◆ **Provided entries**
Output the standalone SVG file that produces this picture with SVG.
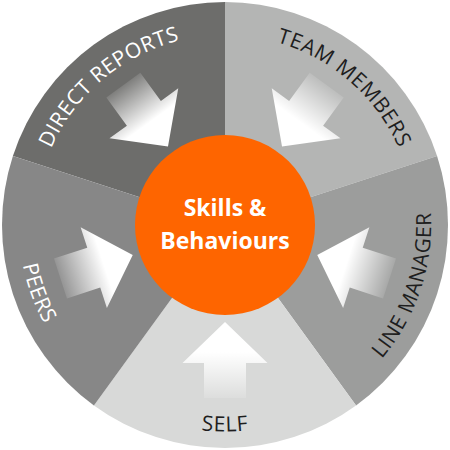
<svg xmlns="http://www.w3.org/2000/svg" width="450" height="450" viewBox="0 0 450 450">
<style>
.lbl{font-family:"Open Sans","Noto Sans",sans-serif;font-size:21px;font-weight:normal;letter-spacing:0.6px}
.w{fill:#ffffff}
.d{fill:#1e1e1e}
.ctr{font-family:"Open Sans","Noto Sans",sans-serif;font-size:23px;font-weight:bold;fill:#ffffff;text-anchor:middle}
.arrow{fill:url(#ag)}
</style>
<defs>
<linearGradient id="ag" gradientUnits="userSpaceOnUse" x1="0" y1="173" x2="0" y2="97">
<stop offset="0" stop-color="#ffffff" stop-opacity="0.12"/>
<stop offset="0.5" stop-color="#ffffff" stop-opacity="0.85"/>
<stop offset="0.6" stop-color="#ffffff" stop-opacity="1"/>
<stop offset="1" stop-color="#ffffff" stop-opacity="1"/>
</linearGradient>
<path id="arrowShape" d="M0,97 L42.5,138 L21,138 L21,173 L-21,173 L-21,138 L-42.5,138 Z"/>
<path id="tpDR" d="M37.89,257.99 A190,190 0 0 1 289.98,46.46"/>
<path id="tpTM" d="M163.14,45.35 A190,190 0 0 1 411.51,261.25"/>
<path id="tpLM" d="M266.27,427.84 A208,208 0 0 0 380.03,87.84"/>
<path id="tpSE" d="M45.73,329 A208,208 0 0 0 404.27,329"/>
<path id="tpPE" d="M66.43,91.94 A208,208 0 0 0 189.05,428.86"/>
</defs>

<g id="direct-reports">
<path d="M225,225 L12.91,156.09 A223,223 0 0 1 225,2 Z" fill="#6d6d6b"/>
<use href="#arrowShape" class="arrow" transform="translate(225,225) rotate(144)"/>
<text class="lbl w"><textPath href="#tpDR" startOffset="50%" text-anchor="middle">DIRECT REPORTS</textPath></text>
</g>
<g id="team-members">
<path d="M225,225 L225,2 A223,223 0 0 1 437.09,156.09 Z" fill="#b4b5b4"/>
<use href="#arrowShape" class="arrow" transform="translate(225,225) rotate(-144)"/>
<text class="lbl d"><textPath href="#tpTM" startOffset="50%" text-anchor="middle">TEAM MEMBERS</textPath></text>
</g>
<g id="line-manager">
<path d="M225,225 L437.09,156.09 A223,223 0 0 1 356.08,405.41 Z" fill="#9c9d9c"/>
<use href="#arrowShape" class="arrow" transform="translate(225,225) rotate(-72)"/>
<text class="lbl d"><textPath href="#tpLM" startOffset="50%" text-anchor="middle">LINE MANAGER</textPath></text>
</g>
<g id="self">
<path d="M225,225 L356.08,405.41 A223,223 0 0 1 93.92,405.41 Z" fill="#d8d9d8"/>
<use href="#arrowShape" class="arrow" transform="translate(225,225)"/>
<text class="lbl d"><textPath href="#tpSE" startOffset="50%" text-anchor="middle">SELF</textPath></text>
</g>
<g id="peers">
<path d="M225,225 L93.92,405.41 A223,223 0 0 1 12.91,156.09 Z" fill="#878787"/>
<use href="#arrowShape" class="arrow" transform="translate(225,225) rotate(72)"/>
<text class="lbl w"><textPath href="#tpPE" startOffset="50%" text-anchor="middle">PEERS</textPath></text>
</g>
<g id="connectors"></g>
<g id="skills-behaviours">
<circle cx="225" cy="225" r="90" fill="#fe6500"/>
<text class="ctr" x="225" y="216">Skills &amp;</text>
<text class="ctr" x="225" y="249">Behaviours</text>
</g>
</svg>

---

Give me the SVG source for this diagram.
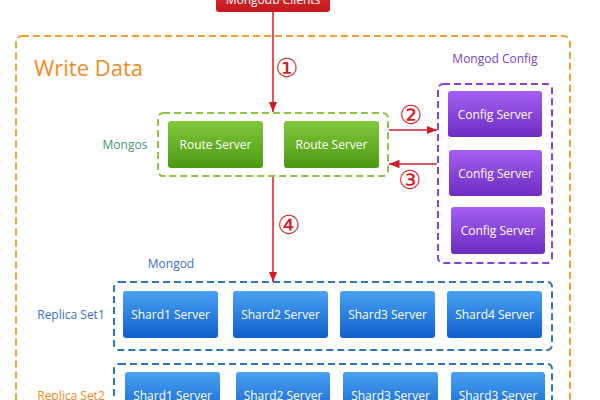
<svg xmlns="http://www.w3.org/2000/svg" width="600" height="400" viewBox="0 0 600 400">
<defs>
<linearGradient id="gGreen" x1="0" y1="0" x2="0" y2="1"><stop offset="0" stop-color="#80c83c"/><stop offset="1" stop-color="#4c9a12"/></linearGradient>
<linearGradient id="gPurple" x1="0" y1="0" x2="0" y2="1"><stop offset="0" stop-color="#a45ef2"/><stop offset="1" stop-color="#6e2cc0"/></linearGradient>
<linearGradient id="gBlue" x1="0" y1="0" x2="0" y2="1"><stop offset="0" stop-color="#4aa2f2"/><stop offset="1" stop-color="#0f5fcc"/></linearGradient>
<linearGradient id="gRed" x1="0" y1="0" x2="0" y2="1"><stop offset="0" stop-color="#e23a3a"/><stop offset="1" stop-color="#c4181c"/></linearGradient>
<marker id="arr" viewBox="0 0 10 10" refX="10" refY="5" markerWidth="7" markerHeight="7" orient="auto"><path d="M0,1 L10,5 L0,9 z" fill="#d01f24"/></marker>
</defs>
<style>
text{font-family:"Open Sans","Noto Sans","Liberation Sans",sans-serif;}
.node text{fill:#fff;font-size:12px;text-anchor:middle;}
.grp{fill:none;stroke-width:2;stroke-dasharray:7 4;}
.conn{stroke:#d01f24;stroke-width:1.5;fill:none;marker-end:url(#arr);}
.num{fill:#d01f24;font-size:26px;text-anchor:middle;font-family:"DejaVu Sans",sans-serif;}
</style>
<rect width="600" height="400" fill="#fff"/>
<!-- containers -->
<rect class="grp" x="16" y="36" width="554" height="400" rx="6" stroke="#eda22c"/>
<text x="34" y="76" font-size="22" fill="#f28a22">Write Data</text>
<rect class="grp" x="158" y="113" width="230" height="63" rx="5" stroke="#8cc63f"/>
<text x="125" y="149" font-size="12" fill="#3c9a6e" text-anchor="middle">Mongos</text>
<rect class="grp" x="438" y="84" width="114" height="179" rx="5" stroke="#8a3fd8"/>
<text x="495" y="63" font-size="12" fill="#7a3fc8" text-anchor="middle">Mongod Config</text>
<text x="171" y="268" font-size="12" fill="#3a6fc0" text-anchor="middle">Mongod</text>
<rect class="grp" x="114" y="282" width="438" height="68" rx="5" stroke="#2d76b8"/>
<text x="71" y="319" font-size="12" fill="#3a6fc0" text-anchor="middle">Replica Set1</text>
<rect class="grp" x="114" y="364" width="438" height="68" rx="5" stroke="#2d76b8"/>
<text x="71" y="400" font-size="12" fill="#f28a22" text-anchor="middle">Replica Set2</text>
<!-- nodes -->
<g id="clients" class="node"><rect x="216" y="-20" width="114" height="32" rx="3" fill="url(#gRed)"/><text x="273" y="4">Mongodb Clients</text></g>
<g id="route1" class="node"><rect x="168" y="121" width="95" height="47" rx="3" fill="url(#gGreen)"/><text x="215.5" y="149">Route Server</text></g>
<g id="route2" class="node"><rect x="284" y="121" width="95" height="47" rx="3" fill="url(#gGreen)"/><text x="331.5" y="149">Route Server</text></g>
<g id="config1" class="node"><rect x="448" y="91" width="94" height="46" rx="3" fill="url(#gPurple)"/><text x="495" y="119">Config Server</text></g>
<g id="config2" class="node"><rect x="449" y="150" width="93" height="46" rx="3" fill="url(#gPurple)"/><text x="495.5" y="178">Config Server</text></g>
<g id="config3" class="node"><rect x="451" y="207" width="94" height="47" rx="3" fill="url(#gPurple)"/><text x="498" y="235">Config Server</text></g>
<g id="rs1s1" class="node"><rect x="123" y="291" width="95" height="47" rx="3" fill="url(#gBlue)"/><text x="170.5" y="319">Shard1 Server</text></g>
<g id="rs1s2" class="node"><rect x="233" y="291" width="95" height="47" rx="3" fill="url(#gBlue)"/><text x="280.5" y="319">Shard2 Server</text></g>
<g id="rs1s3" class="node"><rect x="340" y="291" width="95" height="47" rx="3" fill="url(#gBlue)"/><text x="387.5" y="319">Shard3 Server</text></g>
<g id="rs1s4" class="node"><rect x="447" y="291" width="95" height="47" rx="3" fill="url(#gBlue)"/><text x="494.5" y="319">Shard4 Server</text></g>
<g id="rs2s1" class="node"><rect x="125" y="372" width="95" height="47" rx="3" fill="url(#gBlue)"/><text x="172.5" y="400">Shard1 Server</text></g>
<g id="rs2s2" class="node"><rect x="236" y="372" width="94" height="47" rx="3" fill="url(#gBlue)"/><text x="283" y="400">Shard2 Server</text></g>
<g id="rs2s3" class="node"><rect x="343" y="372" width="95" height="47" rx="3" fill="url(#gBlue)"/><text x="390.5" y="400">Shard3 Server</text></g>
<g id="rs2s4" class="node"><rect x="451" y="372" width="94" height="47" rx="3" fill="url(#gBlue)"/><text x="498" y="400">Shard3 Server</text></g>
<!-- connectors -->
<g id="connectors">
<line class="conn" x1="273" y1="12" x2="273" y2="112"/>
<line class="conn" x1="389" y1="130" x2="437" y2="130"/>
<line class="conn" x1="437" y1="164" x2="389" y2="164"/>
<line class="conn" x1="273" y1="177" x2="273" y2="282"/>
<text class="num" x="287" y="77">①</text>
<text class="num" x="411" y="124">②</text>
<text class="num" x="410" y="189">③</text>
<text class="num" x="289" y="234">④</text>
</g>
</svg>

◆ **Given task**
Select every line in the records above that contains the word "this".

◆ **Correct response**
Output the standalone SVG file that produces this picture with SVG.
Give me the SVG source for this diagram.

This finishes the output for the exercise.